[Problem requirements] Quote the data exactly, first line to the line containing "colores = ['#d1512f', '#a846f0', '#5dc23a']", with no pictures.

[Information supplied]
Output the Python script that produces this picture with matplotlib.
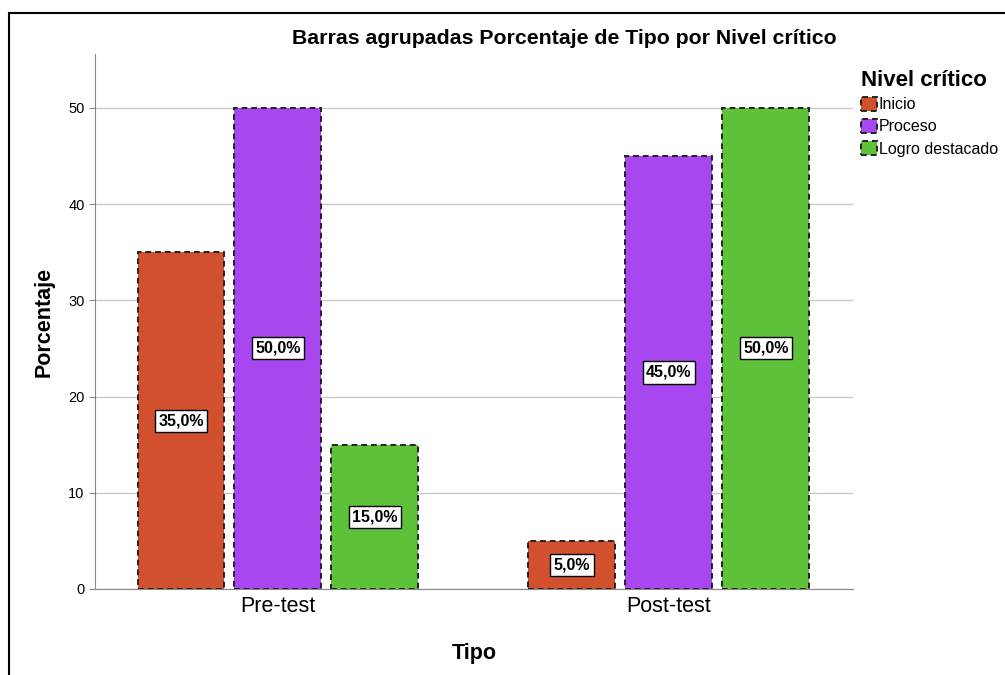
import matplotlib.pyplot as plt
from matplotlib.patches import Rectangle
import numpy as np

plt.rcParams['font.family'] = ['Liberation Sans', 'DejaVu Sans']

# data
tipos = ['Pre-test', 'Post-test']
niveles = ['Inicio', 'Proceso', 'Logro destacado']
inicio = [35.0, 5.0]
proceso = [50.0, 45.0]
logro = [15.0, 50.0]
colores = ['#d1512f', '#a846f0', '#5dc23a']

fig = plt.figure(figsize=(10.05, 6.75), dpi=100)
W, H = 1005, 675
ax = fig.add_axes([95 / W, 1 - 589 / H, (853 - 95) / W, (589 - 54) / H])

# outer frame like the SPSS viewer
fig.patches.append(Rectangle((9 / W, -0.1), 1.2, 1 - 13 / H + 0.1, transform=fig.transFigure,
                             fill=False, edgecolor='black', linewidth=1.5, zorder=0))

x = np.arange(len(tipos))
step = 0.248
width = 0.2225
series = [inicio, proceso, logro]
for i, (vals, nombre, col) in enumerate(zip(series, niveles, colores)):
    pos = x + (i - 1) * step
    bars = ax.bar(pos, vals, width, color=col, edgecolor='#222222', linestyle=(0, (3, 2)),
                  linewidth=1.4, label=nombre, zorder=3)
    for b, v in zip(bars, vals):
        ax.text(b.get_x() + b.get_width() / 2, v / 2, f'{v:.1f}%'.replace('.', ','),
                ha='center', va='center', fontsize=11.5, fontweight='bold', zorder=4,
                bbox=dict(boxstyle='square,pad=0.22', facecolor='white', edgecolor='black', linewidth=1))

ax.set_xlim(-0.468, 1.471)
ax.set_ylim(0, 55.6)
ax.set_yticks([0, 10, 20, 30, 40, 50])
ax.set_xticks(x)
ax.set_xticklabels(tipos, fontsize=15.5)
ax.tick_params(axis='x', length=0, pad=5)
ax.tick_params(axis='y', length=4, color='#888888', labelsize=10.5)
ax.yaxis.grid(True, color='#c8c8c8', linewidth=1, zorder=0)
ax.set_axisbelow(True)
for s in ['top', 'right']:
    ax.spines[s].set_visible(False)
ax.spines['left'].set_color('#888888')
ax.spines['bottom'].set_color('#888888')

ax.set_ylabel('Porcentaje', fontsize=15.5, fontweight='bold', labelpad=10)
ax.set_xlabel('Tipo', fontsize=15.5, fontweight='bold', labelpad=19)
fig.text(564 / W, 1 - 38 / H, 'Barras agrupadas Porcentaje de Tipo por Nivel crítico',
         ha='center', va='center', fontsize=15.3, fontweight='bold')

leg = ax.legend(title='Nivel crítico', loc='upper left', bbox_to_anchor=(853 / W, 1 - 62 / H),
                bbox_transform=fig.transFigure, frameon=False, fontsize=11.5, handlelength=1.0,
                handleheight=1.0, handletextpad=0.12, labelspacing=0.42, borderpad=0,
                title_fontproperties={'weight': 'bold', 'size': 16})
leg._legend_box.align = 'left'
leg._legend_box.sep = 4

fig.savefig('out.png', dpi=100)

[Completed task]
Output the Python script that produces this picture with matplotlib.
import matplotlib.pyplot as plt
from matplotlib.patches import Rectangle
import numpy as np

plt.rcParams['font.family'] = ['Liberation Sans', 'DejaVu Sans']

# data
tipos = ['Pre-test', 'Post-test']
niveles = ['Inicio', 'Proceso', 'Logro destacado']
inicio = [35.0, 5.0]
proceso = [50.0, 45.0]
logro = [15.0, 50.0]
colores = ['#d1512f', '#a846f0', '#5dc23a']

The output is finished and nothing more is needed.